→ What you should do
Return only the lines from the top of the data down to the one that holds "49,50,51,52,53,54,55,56,57,58,59,60];", both included, without any pictures.

→ Information provided
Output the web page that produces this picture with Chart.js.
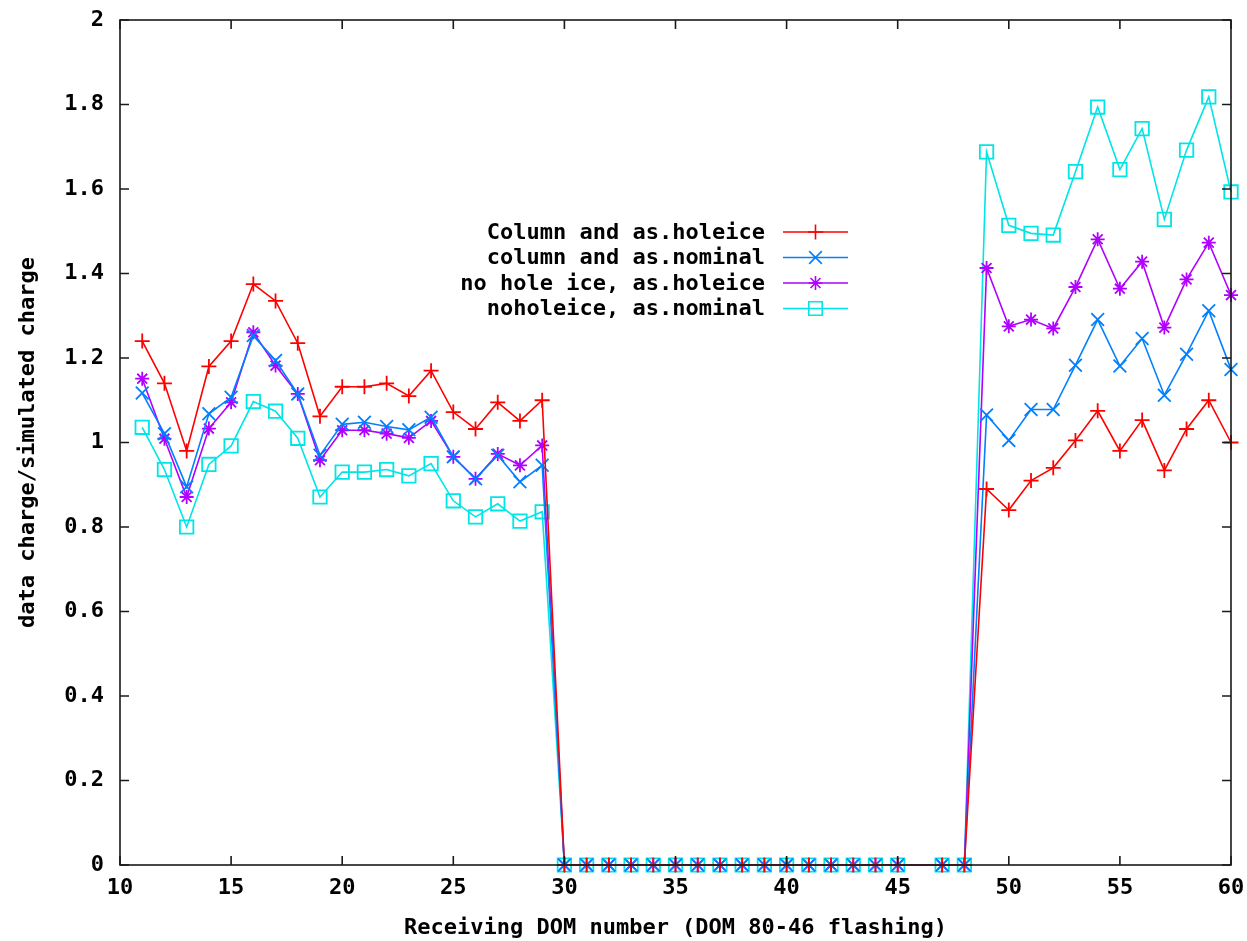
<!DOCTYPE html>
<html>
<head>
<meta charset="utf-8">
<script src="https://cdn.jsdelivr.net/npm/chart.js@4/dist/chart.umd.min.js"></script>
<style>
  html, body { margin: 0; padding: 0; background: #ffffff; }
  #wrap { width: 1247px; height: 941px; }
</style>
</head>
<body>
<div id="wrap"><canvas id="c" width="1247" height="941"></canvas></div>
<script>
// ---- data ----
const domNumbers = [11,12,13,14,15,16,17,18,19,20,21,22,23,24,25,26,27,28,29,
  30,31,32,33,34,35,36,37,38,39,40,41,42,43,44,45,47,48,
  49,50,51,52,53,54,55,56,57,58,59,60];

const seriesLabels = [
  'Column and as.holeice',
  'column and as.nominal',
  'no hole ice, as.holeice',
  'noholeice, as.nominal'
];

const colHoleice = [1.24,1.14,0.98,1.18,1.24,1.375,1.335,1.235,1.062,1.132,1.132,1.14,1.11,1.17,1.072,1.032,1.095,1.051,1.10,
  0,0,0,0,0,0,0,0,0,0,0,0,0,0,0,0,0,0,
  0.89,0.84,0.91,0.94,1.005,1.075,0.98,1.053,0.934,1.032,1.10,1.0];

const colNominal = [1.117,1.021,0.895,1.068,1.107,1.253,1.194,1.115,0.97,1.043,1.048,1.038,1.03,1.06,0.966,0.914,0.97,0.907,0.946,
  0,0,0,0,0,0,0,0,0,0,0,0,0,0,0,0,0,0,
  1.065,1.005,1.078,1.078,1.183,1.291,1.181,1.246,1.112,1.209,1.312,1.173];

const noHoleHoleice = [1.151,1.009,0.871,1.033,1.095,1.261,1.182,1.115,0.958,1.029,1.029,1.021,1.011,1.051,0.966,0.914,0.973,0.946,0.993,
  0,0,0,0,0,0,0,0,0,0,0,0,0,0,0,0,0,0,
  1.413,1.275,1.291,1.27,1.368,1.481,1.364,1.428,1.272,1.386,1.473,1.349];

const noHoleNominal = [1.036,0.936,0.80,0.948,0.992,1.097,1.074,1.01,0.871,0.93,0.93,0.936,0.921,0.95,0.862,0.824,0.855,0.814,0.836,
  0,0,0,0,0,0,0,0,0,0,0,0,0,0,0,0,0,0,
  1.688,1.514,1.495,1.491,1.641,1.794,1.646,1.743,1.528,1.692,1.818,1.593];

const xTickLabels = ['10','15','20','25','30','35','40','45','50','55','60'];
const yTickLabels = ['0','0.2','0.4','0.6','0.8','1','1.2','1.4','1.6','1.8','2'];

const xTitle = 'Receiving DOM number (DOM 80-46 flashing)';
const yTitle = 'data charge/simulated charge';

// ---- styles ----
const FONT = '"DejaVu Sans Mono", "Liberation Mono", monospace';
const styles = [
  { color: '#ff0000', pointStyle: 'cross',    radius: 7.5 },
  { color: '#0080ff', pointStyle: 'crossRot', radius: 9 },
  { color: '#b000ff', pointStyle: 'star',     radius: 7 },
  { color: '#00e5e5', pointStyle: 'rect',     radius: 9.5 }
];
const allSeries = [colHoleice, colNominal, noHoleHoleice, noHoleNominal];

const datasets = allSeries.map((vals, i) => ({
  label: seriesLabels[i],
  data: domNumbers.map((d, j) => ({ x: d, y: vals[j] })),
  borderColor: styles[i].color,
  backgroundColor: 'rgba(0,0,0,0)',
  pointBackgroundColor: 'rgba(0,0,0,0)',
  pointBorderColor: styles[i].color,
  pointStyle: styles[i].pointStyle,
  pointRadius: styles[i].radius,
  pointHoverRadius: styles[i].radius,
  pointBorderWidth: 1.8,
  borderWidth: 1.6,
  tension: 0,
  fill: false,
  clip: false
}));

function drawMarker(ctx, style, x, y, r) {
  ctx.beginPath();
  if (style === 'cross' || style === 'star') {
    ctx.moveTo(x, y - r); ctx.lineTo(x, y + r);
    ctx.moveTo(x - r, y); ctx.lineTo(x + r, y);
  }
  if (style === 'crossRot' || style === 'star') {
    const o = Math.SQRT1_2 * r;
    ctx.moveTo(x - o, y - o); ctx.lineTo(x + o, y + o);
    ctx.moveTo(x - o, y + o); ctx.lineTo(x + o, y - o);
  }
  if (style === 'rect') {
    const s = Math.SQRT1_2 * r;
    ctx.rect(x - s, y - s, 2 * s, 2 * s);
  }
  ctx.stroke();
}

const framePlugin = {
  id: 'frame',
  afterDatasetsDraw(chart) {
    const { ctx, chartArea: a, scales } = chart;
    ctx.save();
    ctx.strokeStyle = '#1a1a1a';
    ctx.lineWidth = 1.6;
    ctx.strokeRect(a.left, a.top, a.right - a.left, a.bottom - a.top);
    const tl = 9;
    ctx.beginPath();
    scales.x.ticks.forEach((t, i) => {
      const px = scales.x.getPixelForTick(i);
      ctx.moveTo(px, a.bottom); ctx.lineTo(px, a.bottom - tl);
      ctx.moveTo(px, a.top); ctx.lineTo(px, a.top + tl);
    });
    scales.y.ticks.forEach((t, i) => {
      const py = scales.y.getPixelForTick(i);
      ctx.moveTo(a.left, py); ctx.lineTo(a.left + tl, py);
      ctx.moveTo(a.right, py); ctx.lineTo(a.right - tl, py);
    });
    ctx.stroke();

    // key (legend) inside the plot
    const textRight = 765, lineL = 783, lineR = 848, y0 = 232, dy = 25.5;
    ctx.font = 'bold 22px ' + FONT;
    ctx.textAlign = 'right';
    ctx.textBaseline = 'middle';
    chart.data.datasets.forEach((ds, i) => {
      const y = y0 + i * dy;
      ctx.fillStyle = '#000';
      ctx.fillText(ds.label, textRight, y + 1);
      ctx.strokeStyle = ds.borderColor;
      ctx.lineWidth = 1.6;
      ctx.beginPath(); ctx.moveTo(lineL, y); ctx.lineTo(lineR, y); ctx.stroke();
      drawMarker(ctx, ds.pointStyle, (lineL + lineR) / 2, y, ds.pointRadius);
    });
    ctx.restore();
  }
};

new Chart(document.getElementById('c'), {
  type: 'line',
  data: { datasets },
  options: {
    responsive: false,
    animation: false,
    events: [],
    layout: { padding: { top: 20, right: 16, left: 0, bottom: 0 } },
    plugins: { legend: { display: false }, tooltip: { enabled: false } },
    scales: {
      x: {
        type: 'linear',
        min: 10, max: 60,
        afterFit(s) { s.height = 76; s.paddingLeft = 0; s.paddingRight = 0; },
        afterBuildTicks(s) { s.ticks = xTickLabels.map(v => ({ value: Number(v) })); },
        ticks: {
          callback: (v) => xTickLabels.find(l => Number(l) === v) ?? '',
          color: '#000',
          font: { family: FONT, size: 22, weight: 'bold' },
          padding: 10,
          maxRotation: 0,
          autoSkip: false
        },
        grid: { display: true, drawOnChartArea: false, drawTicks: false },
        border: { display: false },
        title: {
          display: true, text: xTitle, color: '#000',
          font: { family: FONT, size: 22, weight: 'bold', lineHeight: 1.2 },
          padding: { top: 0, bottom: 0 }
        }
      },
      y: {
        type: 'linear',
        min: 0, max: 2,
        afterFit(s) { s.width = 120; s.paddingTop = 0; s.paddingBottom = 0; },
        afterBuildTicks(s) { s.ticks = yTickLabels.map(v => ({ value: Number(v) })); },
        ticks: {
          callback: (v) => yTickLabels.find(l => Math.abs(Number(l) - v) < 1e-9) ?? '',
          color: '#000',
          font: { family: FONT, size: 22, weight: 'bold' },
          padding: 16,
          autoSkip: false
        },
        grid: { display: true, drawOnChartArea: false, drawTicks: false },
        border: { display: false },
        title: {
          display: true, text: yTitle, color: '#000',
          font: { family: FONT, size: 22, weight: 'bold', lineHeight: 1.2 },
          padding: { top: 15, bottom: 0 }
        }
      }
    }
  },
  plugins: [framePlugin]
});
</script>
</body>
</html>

→ Task response
Output the web page that produces this picture with Chart.js.
<!DOCTYPE html>
<html>
<head>
<meta charset="utf-8">
<script src="https://cdn.jsdelivr.net/npm/chart.js@4/dist/chart.umd.min.js"></script>
<style>
  html, body { margin: 0; padding: 0; background: #ffffff; }
  #wrap { width: 1247px; height: 941px; }
</style>
</head>
<body>
<div id="wrap"><canvas id="c" width="1247" height="941"></canvas></div>
<script>
// ---- data ----
const domNumbers = [11,12,13,14,15,16,17,18,19,20,21,22,23,24,25,26,27,28,29,
  30,31,32,33,34,35,36,37,38,39,40,41,42,43,44,45,47,48,
  49,50,51,52,53,54,55,56,57,58,59,60];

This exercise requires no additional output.